I wasn't able to locate a chanukiah or dreidals anywhere around Stirling, so I made my own version for the candles. I couldn't quite figure out how to make my own dreidals though. I'll have to wait for next year. I did, however, find gelt at Marks and Spencers, so I gave some out to my friends.

Before leaving Stirling, I met up with some friends from the local knitting group. We meet weekly at the Tolbooth, knitting and sipping tea. It's been a great way to meet friends and learn tips from really experienced knitters! Some of them even spin their own wool. I'm hoping I can find a group as good as this one when I get back to Toronto. So far, I haven't been so lucky in London, but I suppose it's just another reason to look forward to getting back to Stirling.

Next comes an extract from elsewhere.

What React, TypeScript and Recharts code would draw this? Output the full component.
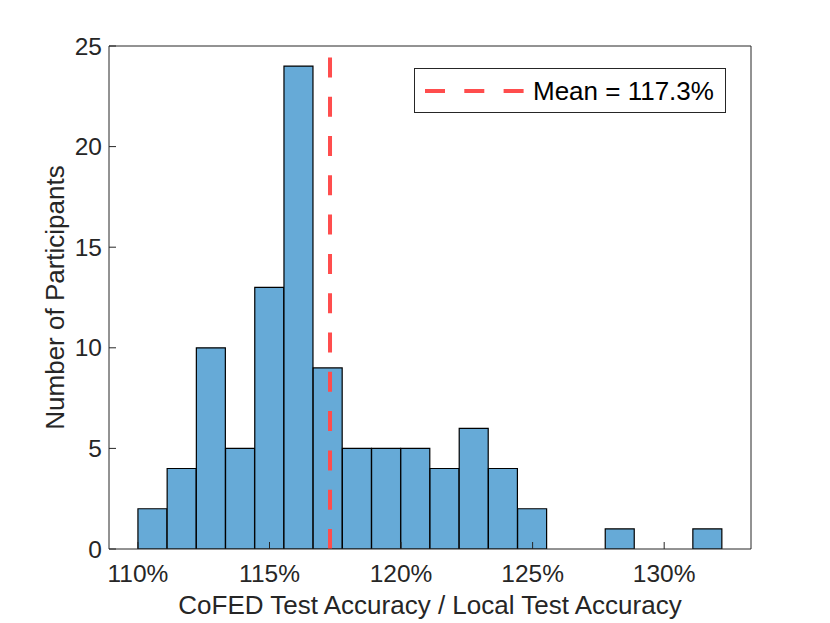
import {
  ComposedChart,
  Bar,
  XAxis,
  YAxis,
  ReferenceLine,
  Legend,
} from "recharts";

// histogram bin edges (ratio in %), 20 bins
const binEdges = [
  110.0, 111.11, 112.22, 113.33, 114.44, 115.55, 116.66, 117.77, 118.88, 119.99,
  121.1, 122.21, 123.32, 124.43, 125.54, 126.65, 127.76, 128.87, 129.98, 131.09,
  132.2,
];
const participantCounts = [
  2, 4, 10, 5, 13, 24, 9, 5, 5, 5, 4, 6, 4, 2, 0, 0, 1, 0, 0, 1,
];
const xTicks = [110, 115, 120, 125, 130];
const yTicks = [0, 5, 10, 15, 20, 25];
const xDomain = [108.9, 133.3];
const yDomain = [0, 25];
const meanRatio = 117.3;

const histogram = participantCounts.map((count, i) => ({
  center: (binEdges[i] + binEdges[i + 1]) / 2,
  count,
}));

const AXIS = "#262626";
const RED = "#FF4D4D";

const renderLegend = () => (
  <div
    style={{
      boxSizing: "border-box",
      width: 312,
      height: 45,
      border: "1px solid #262626",
      background: "#fff",
      display: "flex",
      alignItems: "center",
    }}
  >
    <svg width={118} height={43} style={{ flex: "none" }}>
      <line
        x1={10}
        x2={110}
        y1={22}
        y2={22}
        stroke={RED}
        strokeWidth={4}
        strokeDasharray="20 19.3"
      />
    </svg>
    <span style={{ fontSize: 26, color: "#000", lineHeight: 1 }}>
      {`Mean = ${meanRatio}%`}
    </span>
  </div>
);

const App = () => {
  return (
    <div
      style={{
        position: "absolute",
        left: 0,
        top: 0,
        width: 830,
        height: 623,
        background: "#fff",
        fontFamily: "'Liberation Sans', Arial, sans-serif",
      }}
    >
      <ComposedChart
        width={830}
        height={623}
        data={histogram}
        margin={{ top: 36, right: 69, bottom: 4, left: 1 }}
        barCategoryGap={0}
        barGap={0}
      >
        <XAxis
          type="number"
          dataKey="center"
          domain={xDomain}
          allowDataOverflow
          ticks={xTicks}
          interval={0}
          tickFormatter={(v) => `${v}%`}
          tickSize={-7}
          tickMargin={23}
          height={70}
          stroke={AXIS}
          tick={{ fill: AXIS, fontSize: 24.5 }}
          label={{
            value: "CoFED Test Accuracy / Local Test Accuracy",
            position: "insideBottom",
            offset: 5,
            fill: AXIS,
            fontSize: 26,
          }}
        />
        <XAxis
          xAxisId="top"
          orientation="top"
          type="number"
          domain={xDomain}
          allowDataOverflow
          ticks={xTicks}
          interval={0}
          tick={false}
          tickSize={-7}
          height={10}
          stroke={AXIS}
        />
        <YAxis
          type="number"
          domain={yDomain}
          allowDataOverflow
          ticks={yTicks}
          interval={0}
          tickSize={-7}
          tickMargin={14}
          width={108}
          stroke={AXIS}
          tick={{ fill: AXIS, fontSize: 24.5 }}
          label={{
            value: "Number of Participants",
            angle: -90,
            position: "center",
            fill: AXIS,
            fontSize: 26,
          }}
        />
        <YAxis
          yAxisId="right"
          orientation="right"
          type="number"
          domain={yDomain}
          allowDataOverflow
          ticks={yTicks}
          interval={0}
          tick={false}
          tickSize={-7}
          width={10}
          stroke={AXIS}
        />
        <Bar
          dataKey="count"
          fill="#66AAD7"
          stroke="#000"
          strokeWidth={1.2}
          isAnimationActive={false}
        />
        <ReferenceLine
          x={meanRatio}
          stroke={RED}
          strokeWidth={4}
          strokeDasharray="20 19.3"
        />
        <Legend
          layout="vertical"
          align="center"
          verticalAlign="middle"
          wrapperStyle={{ left: 414, top: 68, width: 312, height: 45 }}
          content={renderLegend}
        />
      </ComposedChart>
    </div>
  );
};

export default App;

I stroll through the Stirling Arcade on my way to the local knitting shop, and I noticed that they decorated it for Christmas. The whole city is filled with lights, trees, and decorations, which makes it quite cheery.

I'm just going to show off my knitted jumper. It's my first attempt at a garment, and took two and a half weeks of intense marathon knitting to finish it. Unfortunately, from washing it improperly, I've managed to stretch it a bit and cause a hole, but hopefully with a bit of sewing I'll be able to wear it again. I'm quite happy with how it turned out! I'll have to try another one as soon as I find a pattern I like.

I spent the last few days in Stirling spending as much time with my flatmates as possible. For the final time this year, we went out all together to play bowling. As usual, I was trailing far behind everybody else in my score, especially since I didn't know there were sensors disqualifying my points every time I toed past the line. I'm pretty sure I've never had this problem in Canada! Regardless, it was nice to have everybody together, especially since Matti (centre) won't be in Stirling next semester. It will be very strange to have somebody new living in our flat!

On Dec. 4, I woke up early, said goodbye to Stirling, and made my way to London.

Goodbye Stirling! See you again in February!